South Asia Faces Energy Crisis
Geopolitical disruptions affecting Middle East energy supplies have triggered different policy responses across South Asia. While these measures aim to ease immediate pain, they are also drawing concern for potentially worsening inflation and straining national budgets.
Nations Adopt Diverse Measures
India is using fiscal tools, cutting taxes on petrol and diesel and taxing fuel exports. This aims to cushion price shocks and boost domestic refinery output. Emergency measures are also directing gas supplies to essential users. Pakistan and Bangladesh are focusing on austerity. Pakistan has cut government fuel allowances by half and reduced the work week to four days, with offices running at half capacity. Bangladesh has also shortened working hours, imposed mall curfews, banned decorative lights, and set energy-saving rules for government offices.
Nepal is extending holidays and planning to promote electric vehicles. It has also doubled aviation fuel prices and rationed cooking gas. Sri Lanka has declared public holidays to save fuel, cut transport services, and raised electricity costs due to import limits. The Maldives is seeking fuel aid from India and raising local prices to keep supplies available.
Policy Choices Risk Inflation and Debt
The success and long-term effects of these different approaches are being closely watched. Short-term relief from measures like cutting demand or imposing austerity often comes at the expense of economic activity and public sentiment, and their sustainability is uncertain. India's tax cuts, while helping consumers, reduce government income and could widen budget deficits.

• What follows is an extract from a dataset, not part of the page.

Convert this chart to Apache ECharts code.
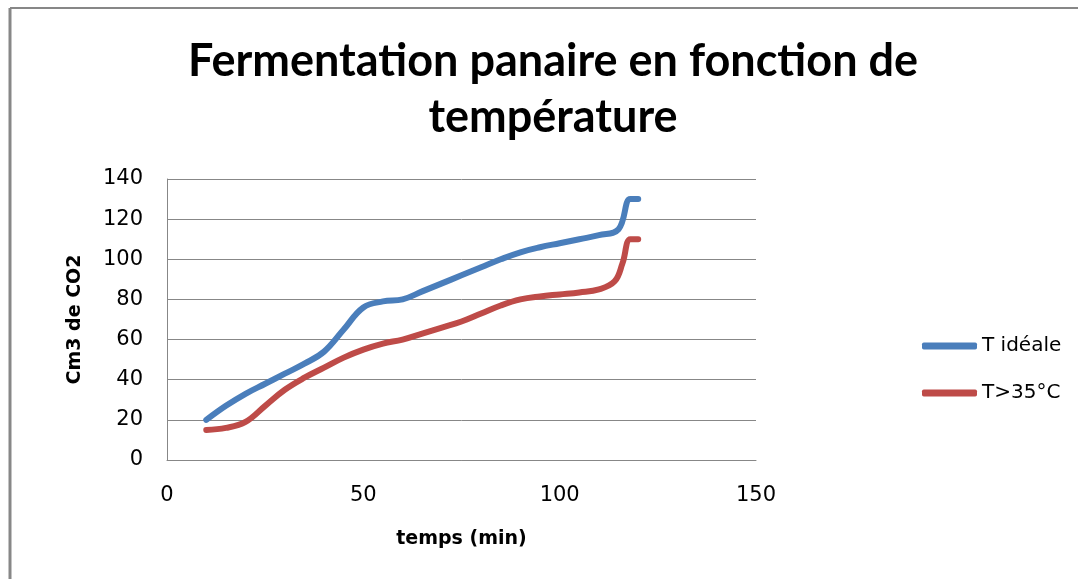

Increasing refinery output helps immediate supply but doesn't fix global price swings. Nepal's plan for electric vehicles needs major, long-term investment in infrastructure and power grids, making it unsuitable for the current emergency. Historically, high energy prices in South Asia have fueled inflation, increasing costs for households and businesses and worsening trade deficits due to higher import bills.
Region's Energy Security Weaknesses
The crisis reveals deep structural problems in the region's energy security. South Asian countries heavily depend on imported fossil fuels, making them highly exposed to global price swings and geopolitical events. Unlike nations with varied energy sources or substantial local production, these countries have little cushion against long supply cuts. The varied policies, from tax breaks to strict spending cuts, show a lack of a clear, long-term energy strategy for the region. This could lead to inefficient use of resources and ongoing inflation. Global financial bodies regularly point to energy security as a major issue for South Asia, warning that continued price shocks could slow economic recovery and development.
Securing Energy Requires Long-Term Shifts
These temporary measures aren't enough. Experts believe that achieving real energy resilience requires major investments in renewable energy, better power grids, and finding more diverse import sources. Without these fundamental changes, South Asian economies risk falling into a cycle of managing crises and facing repeated energy shocks, which will impact inflation, economic growth, and social stability.